The Goats of Christmas Past
The Gävle Goat (Gävlebocken) is a traditional Christmas display erected annually at Slottstorget in central Gävle, Sweden. It is a giant version of a traditional Swedish Yule Goat figure made of straw, and is erected each year at the beginning of Advent by local community groups. Ikea Iceland echoes its homeland’s tradition by erecting a similar edifice outside its store in Garðabær in the Capital region of the country.
Sadly, the ill-fated Christmas Goat has been in the wars once again, this time narrowly avoiding immolation in a fluffed arson attempt.
Icelandic news source ‘Nútíminn’ reports that CCTV recorded two individuals approaching the fenced enclosure that protects the Christmas Goat from vandalism, but, as can be seen in the video, things did not go according to plan for the would be arsonists. We don’t expect the guy on the right to get the call to shotput for the Icelandic Olympic team any time soon. Click here to view video
Residents of Garðabær are becoming accustomed to the continuing misadventures of the beleaguered beast, which is made of straw fastened around a thin metal frame. Just like its Swedish counterpart, the Christmas goat in Iceland has been subjected to all kinds of hardship over the years.

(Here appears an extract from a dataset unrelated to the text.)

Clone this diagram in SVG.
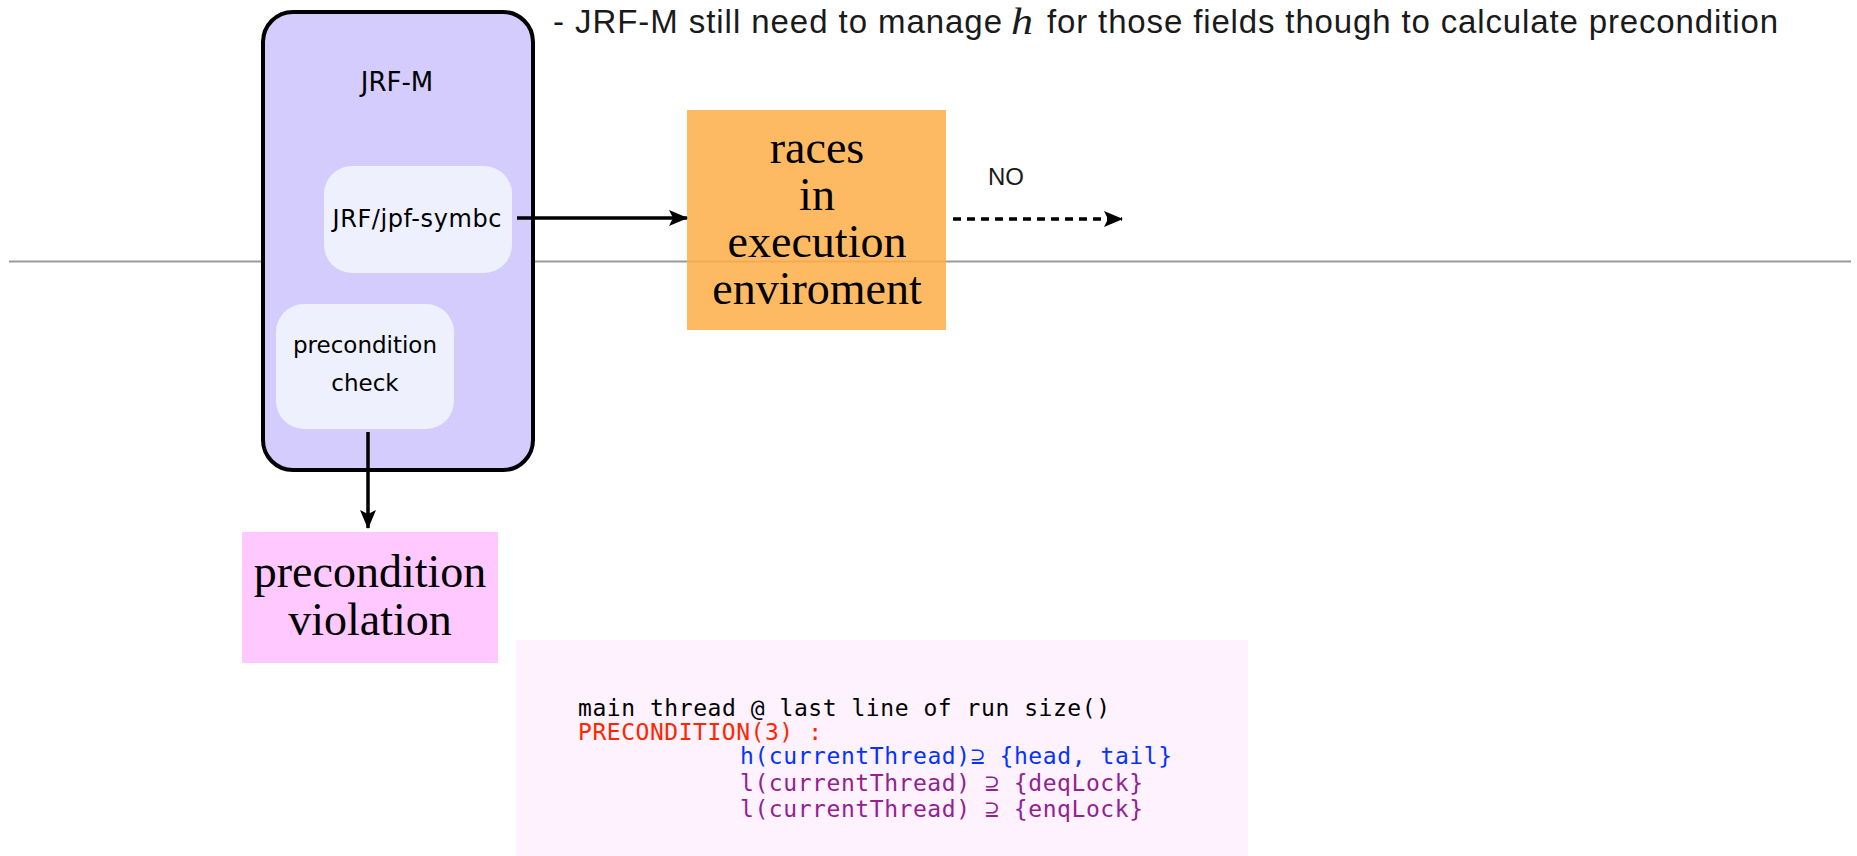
<svg xmlns="http://www.w3.org/2000/svg" width="1857" height="856" viewBox="0 0 1857 856">
  <style>
    .sans { font-family: "DejaVu Sans", "Liberation Sans", sans-serif; fill: #000; }
    .serif { font-family: "Liberation Serif", "DejaVu Serif", serif; fill: #000; font-size: 46px; }
    .mono { font-family: "DejaVu Sans Mono", "Liberation Mono", monospace; font-size: 23px; }
    .title { font-family: "Liberation Sans", Arial, sans-serif; font-size: 33px; fill: #1a1a1a; }
    .inner { fill: #EEF0FD; }
    .conn { stroke: #000; stroke-width: 3.5; fill: none; }
  </style>
  <defs>
    <marker id="arrow" markerUnits="userSpaceOnUse" markerWidth="20" markerHeight="16" refX="18" refY="8" orient="auto">
      <path d="M0,0 L19,8 L0,16 L4,8 z" fill="#000"/>
    </marker>
  </defs>

  <rect width="1857" height="856" fill="#fff"/>

  <g id="title">
    <text class="title" x="553" y="33" textLength="449" lengthAdjust="spacing">- JRF-M still need to manage</text>
    <text x="1011" y="34" font-family="Liberation Serif, serif" font-style="italic" font-size="37" fill="#1a1a1a" textLength="22" lengthAdjust="spacingAndGlyphs">h</text>
    <text class="title" x="1047" y="33" textLength="731" lengthAdjust="spacing">for those fields though to calculate precondition</text>
  </g>

  <line id="separator" x1="9" y1="261.5" x2="1851" y2="261.5" stroke="#9a9a9a" stroke-width="2"/>

  <g id="node-races">
    <rect x="687" y="110" width="259" height="220" fill="#FDAE46" fill-opacity="0.85"/>
    <text class="serif" text-anchor="middle" x="817" y="163">races</text>
    <text class="serif" text-anchor="middle" x="817" y="210">in</text>
    <text class="serif" text-anchor="middle" x="817" y="257">execution</text>
    <text class="serif" text-anchor="middle" x="817" y="304">enviroment</text>
  </g>

  <g id="node-jrfm">
    <rect x="263" y="12" width="270" height="458" rx="30" ry="30" fill="#D5CCFE" stroke="#000" stroke-width="4"/>
    <text class="sans" x="397" y="91" font-size="26" text-anchor="middle">JRF-M</text>
  </g>

  <g id="node-symbc">
    <rect class="inner" x="324" y="166" width="188" height="107" rx="28" ry="28"/>
    <text class="sans" x="417" y="227" font-size="24" text-anchor="middle" textLength="169" lengthAdjust="spacing">JRF/jpf-symbc</text>
  </g>

  <g id="node-precheck">
    <rect class="inner" x="276" y="304" width="178" height="125" rx="28" ry="28"/>
    <text class="sans" x="365" y="353" font-size="23" text-anchor="middle">precondition</text>
    <text class="sans" x="365" y="391" font-size="23" text-anchor="middle">check</text>
  </g>

  <g id="node-violation">
    <rect x="242" y="532" width="256" height="131" fill="#FFC8FF"/>
    <text class="serif" text-anchor="middle" x="370" y="587">precondition</text>
    <text class="serif" text-anchor="middle" x="370" y="635">violation</text>
  </g>

  <g id="node-no">
    <text x="1006" y="185" font-family="Liberation Sans, Arial, sans-serif" font-size="24" text-anchor="middle" fill="#1a1a1a">NO</text>
  </g>

  <g id="node-code">
    <rect x="516" y="640" width="732" height="216" fill="#FDF2FD"/>
    <text class="mono" x="578" y="716" fill="#000" textLength="532" lengthAdjust="spacing">main thread @ last line of run size()</text>
    <text class="mono" x="578" y="740" fill="#FF2600" textLength="244" lengthAdjust="spacing">PRECONDITION(3) :</text>
    <text class="mono" x="740" y="764" fill="#0433FF" textLength="432" lengthAdjust="spacing">h(currentThread)⊇ {head, tail}</text>
    <text class="mono" x="740" y="791" fill="#942192" textLength="403" lengthAdjust="spacing">l(currentThread) ⊇ {deqLock}</text>
    <text class="mono" x="740" y="817" fill="#942192" textLength="403" lengthAdjust="spacing">l(currentThread) ⊇ {enqLock}</text>
  </g>

  <g id="connectors">
    <line class="conn" x1="517" y1="218" x2="687" y2="218" marker-end="url(#arrow)"/>
    <line class="conn" x1="953" y1="219" x2="1122" y2="219" stroke-dasharray="8 6" marker-end="url(#arrow)"/>
    <line class="conn" x1="368" y1="432" x2="368" y2="528" stroke-width="3" marker-end="url(#arrow)"/>
  </g>
</svg>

In both 2010 and 2012, vandals set fire to the Icelandic goat, and in 2011 and 2013, unusually high winds tore apart its thin metal frame as the poor creature was unable to stand up against the region’s trademark icy gusts.
Last year, it seems the goat had had enough of the endless indignity and attempted to go out in a blaze of glory. Faulty wiring in the Christmas lights reportedly sparked an ignition of the straw, and up it went.
This year, the goat keepers at Ikea in Garðabær are upping their game. “We have 24-hour surveillance and video cameras directed at the goat. We also have people on stand-by with fire extinguishers in case something happens,” said Þórarinn Ævarsson, head of IKEA in Iceland, who seems determined for the worst not to happen this year. “But of course we hope that it will get the chance to stay standing.”
For the goat’s sake, we hope they aren’t kidding.